The company issuing the recall is Denton Pharma, Inc. of North Blenheim, New York. The recall notice did not include instructions for consumers who have the affected pills.

Metformin Recall Problems

This action marks the latest in a series of recalls impacting generic metformin pills manufactured by a number of different companies.

In December 2019, reports first warned about the potential risk of metformin NDMA contamination problems, after some versions of the drug sold outside the United States tested positive for the chemical.
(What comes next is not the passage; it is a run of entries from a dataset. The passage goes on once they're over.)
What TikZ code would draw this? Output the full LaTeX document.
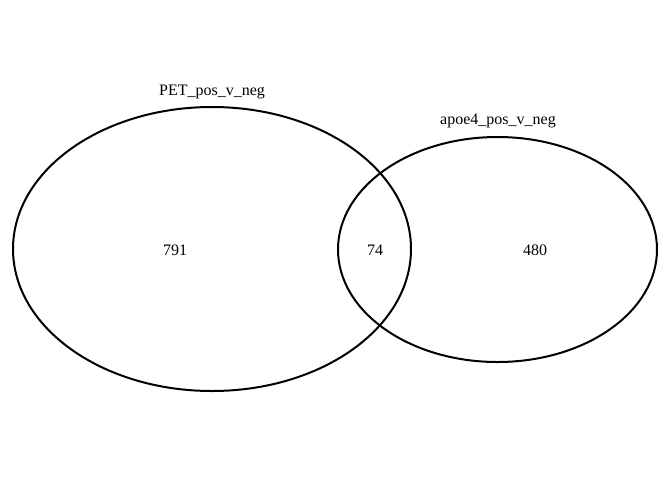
\documentclass[tikz,border=0pt]{standalone}
\usepackage{fontspec}
\setmainfont{Liberation Serif}
\usepackage{tikz}
\usetikzlibrary{positioning}
\tikzstyle{set} = [draw, black, line width=1.5pt]
\tikzstyle{setname} = [inner sep=0pt, anchor=base, font=\fontsize{12}{14}\selectfont]
\tikzstyle{count} = [inner sep=0pt, font=\fontsize{12}{14}\selectfont]

\begin{document}
\begin{tikzpicture}[x=0.75pt, y=-0.75pt]
	\useasboundingbox (0,0) rectangle (672,480);
	% the two sets
	\draw [set] (212,249) ellipse [x radius=199, y radius=142];
	\draw [set] (497.5,249.5) ellipse [x radius=159.5, y radius=112.5];
	% set names
	\node [setname] (PET_name) at (212,95) {PET\_pos\_v\_neg};
	\node [setname] (apoe4_name) at (498,124) {apoe4\_pos\_v\_neg};
	% counts
	\node [count] (PET_only) at (175,250) {791};
	\node [count] (Both) at (375,250) {74};
	\node [count] (apoe4_only) at (535,250) {480};
\end{tikzpicture}
\end{document}
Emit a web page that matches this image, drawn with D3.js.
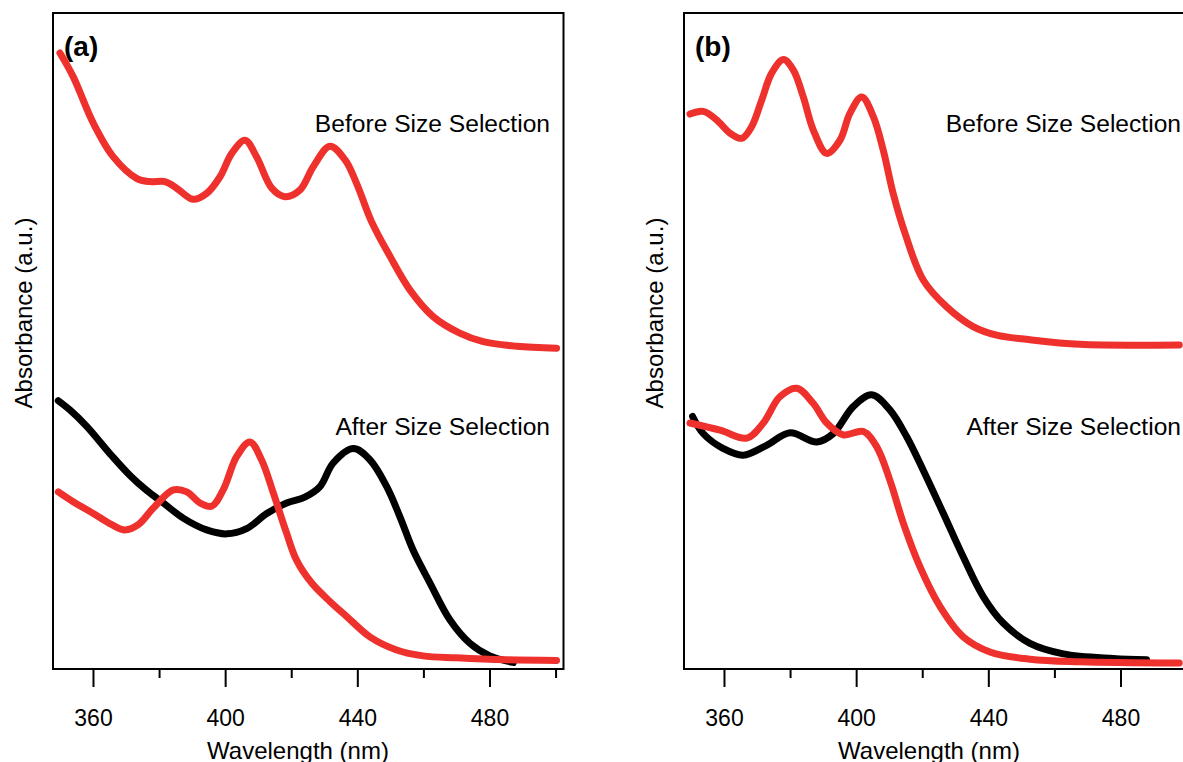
<!DOCTYPE html>
<html>
<head>
<meta charset="utf-8">
<script src="https://cdn.jsdelivr.net/npm/d3@7/dist/d3.min.js"></script>
<style>
  body { margin: 0; background: #fff; }
  svg { display: block; font-family: "Liberation Sans", Arial, Helvetica, sans-serif; }
</style>
</head>
<body>
<div class="container"></div>
<script>
// absorbance spectra, [wavelength nm, absorbance a.u.]
var aBefore = [[350.0,0.939],[354.0,0.903],[360.1,0.832],[366.1,0.781],[373.2,0.748],[377.2,0.743],[381.8,0.743],
  [385.3,0.733],[390.3,0.716],[394.4,0.725],[398.4,0.750],[402.0,0.786],[406.0,0.806],[409.5,0.781],[414.1,0.733],
  [418.1,0.720],[422.6,0.730],[426.7,0.766],[431.7,0.797],[436.3,0.776],[439.8,0.740],[444.3,0.682],[449.9,0.629],
  [455.9,0.578],[463.0,0.537],[471.0,0.512],[478.1,0.499],[488.2,0.492],[500.3,0.489]];

var aAfterBlack = [[349.5,0.409],[353.0,0.395],[358.1,0.370],[365.7,0.325],[371.2,0.295],[376.3,0.272],[381.3,0.253],
  [387.3,0.230],[394.4,0.212],[400.5,0.206],[406.5,0.214],[412.6,0.237],[418.6,0.253],[424.1,0.262],[428.7,0.278],
  [432.7,0.314],[438.8,0.336],[443.8,0.319],[448.9,0.278],[452.9,0.232],[456.9,0.181],[462.0,0.131],[468.0,0.075],
  [474.1,0.039],[480.1,0.020],[487.2,0.010]];

var aAfterRed = [[349.5,0.270],[354.0,0.255],[360.1,0.237],[365.7,0.220],[369.7,0.212],[373.7,0.220],[378.2,0.245],
  [384.3,0.273],[388.4,0.270],[392.4,0.253],[395.9,0.248],[399.4,0.273],[403.5,0.324],[407.5,0.346],[411.0,0.319],
  [414.6,0.268],[418.6,0.207],[421.6,0.166],[426.2,0.131],[431.7,0.103],[436.8,0.080],[443.8,0.049],[451.9,0.029],
  [459.9,0.020],[470.0,0.017],[485.2,0.014],[500.3,0.013]];

var bBefore = [[349.7,0.846],[353.7,0.850],[357.8,0.837],[361.8,0.817],[365.4,0.809],[368.4,0.827],[371.4,0.867],
  [374.4,0.908],[378.0,0.929],[381.0,0.913],[384.0,0.872],[387.0,0.822],[391.1,0.786],[395.1,0.806],[398.1,0.847],
  [401.7,0.872],[405.2,0.842],[408.2,0.791],[411.2,0.725],[414.8,0.664],[420.3,0.593],[427.4,0.552],[435.4,0.522],
  [442.5,0.509],[452.6,0.502],[467.7,0.495],[497.8,0.494]];

var bAfterBlack = [[350.5,0.385],[353.7,0.359],[359.8,0.336],[365.8,0.326],[372.9,0.341],[380.0,0.360],[388.1,0.346],
  [393.1,0.359],[399.1,0.400],[404.7,0.418],[410.2,0.395],[415.3,0.354],[420.3,0.303],[426.4,0.237],[432.4,0.171],
  [438.5,0.110],[444.5,0.070],[452.6,0.039],[462.7,0.023],[477.8,0.016],[487.9,0.014]];

var bAfterRed = [[349.7,0.375],[358.8,0.364],[366.9,0.352],[371.9,0.375],[376.9,0.415],[382.0,0.428],[387.0,0.405],
  [391.1,0.375],[396.1,0.357],[402.2,0.362],[406.2,0.339],[410.2,0.288],[414.3,0.222],[419.3,0.156],[425.4,0.095],
  [432.4,0.049],[440.5,0.026],[452.6,0.015],[467.7,0.011],[497.8,0.009]];

var majorTicks = [360, 400, 440, 480];
var minorTicks = [380, 420, 460, 500];

var w = 1183, h = 762,
    pw = 510.5, ph = 656,
    mTop = 13;

var red = '#ee312d';

var svg = d3.select('.container').append('svg')
  .attr('width', w)
  .attr('height', h);

var panels = [
  {left: 53, tag: '(a)', before: aBefore, black: aAfterBlack, red: aAfterRed},
  {left: 684, tag: '(b)', before: bBefore, black: bAfterBlack, red: bAfterRed}
];

var x = d3.scaleLinear().domain([347.9, 502.4]).range([0, pw]);
var y = d3.scaleLinear().domain([0, 1]).range([ph, 0]);

var line = d3.line()
  .x(function(d) { return x(d[0]); })
  .y(function(d) { return y(d[1]); })
  .curve(d3.curveCatmullRom.alpha(0.5));

panels.forEach(function(p) {
  var g = svg.append('g').attr('transform', 'translate(' + p.left + ',' + mTop + ')');

  // minor ticks
  g.append('g')
    .attr('transform', 'translate(0,' + ph + ')')
    .call(d3.axisBottom(x).tickValues(minorTicks).tickSize(9).tickSizeOuter(0).tickFormat(''))
    .call(function(a) { a.select('.domain').remove(); })
    .selectAll('line').attr('stroke', '#000').attr('stroke-width', 2);

  // major ticks + labels
  var ax = g.append('g')
    .attr('transform', 'translate(0,' + ph + ')')
    .call(d3.axisBottom(x).tickValues(majorTicks).tickSize(18).tickSizeOuter(0).tickPadding(23).tickFormat(d3.format('d')));
  ax.select('.domain').remove();
  ax.selectAll('line').attr('stroke', '#000').attr('stroke-width', 2);
  ax.selectAll('text')
    .attr('font-family', '"Liberation Sans", Arial, sans-serif')
    .attr('font-size', 23)
    .attr('fill', '#000');

  // curves
  [[p.before, red], [p.black, '#000'], [p.red, red]].forEach(function(s) {
    g.append('path')
      .datum(s[0])
      .attr('d', line)
      .attr('fill', 'none')
      .attr('stroke', s[1])
      .attr('stroke-width', 7)
      .attr('stroke-linejoin', 'round')
      .attr('stroke-linecap', 'round');
  });

  // frame
  g.append('rect')
    .attr('width', pw)
    .attr('height', ph)
    .attr('fill', 'none')
    .attr('stroke', '#000')
    .attr('stroke-width', 2);

  g.append('text')
    .attr('x', 11)
    .attr('y', 43)
    .style('font-size', '28px')
    .style('font-weight', 'bold')
    .text(p.tag);

  g.append('text')
    .attr('x', pw - 13.5)
    .attr('y', 119)
    .attr('text-anchor', 'end')
    .style('font-size', '24.6px')
    .text('Before Size Selection');

  g.append('text')
    .attr('x', pw - 13.5)
    .attr('y', 422)
    .attr('text-anchor', 'end')
    .style('font-size', '24.6px')
    .text('After Size Selection');

  g.append('text')
    .attr('x', 245)
    .attr('y', 746)
    .attr('text-anchor', 'middle')
    .style('font-size', '24px')
    .text('Wavelength (nm)');

  g.append('text')
    .attr('transform', 'rotate(-90)')
    .attr('x', -300)
    .attr('y', -21)
    .attr('text-anchor', 'middle')
    .style('font-size', '24px')
    .text('Absorbance (a.u.)');
});
</script>
</body>
</html>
However, the FDA indicated at the time that testing of products distributed in the U.S. found that the NDMA levels in metformin were undetectable or below federal limits for exposure to the chemical.

In March 2020, the independent online pharmacy Valisure filed a citizen’s petition urging the FDA to recall metformin, after independent testing found levels of NDMA in certain pills was higher than the agency’s recommended daily exposure threshold of 96 nanograms.

Since then, the FDA says it has confirmed some of the Valisure findings, resulting in a number of separate recalls for metformin pills that were found to contain higher than acceptable levels of NDMA. A number of consumers have now filed metformin lawsuits against manufacturers of the generic drugs, indicating they developed cancer from the tainted diabetes medication.

The FDA requests any healthcare providers or consumers who experience adverse reactions or quality problems when using the recalled drugs report the incident to the FDA MedWatch Adverse Event Reporting program.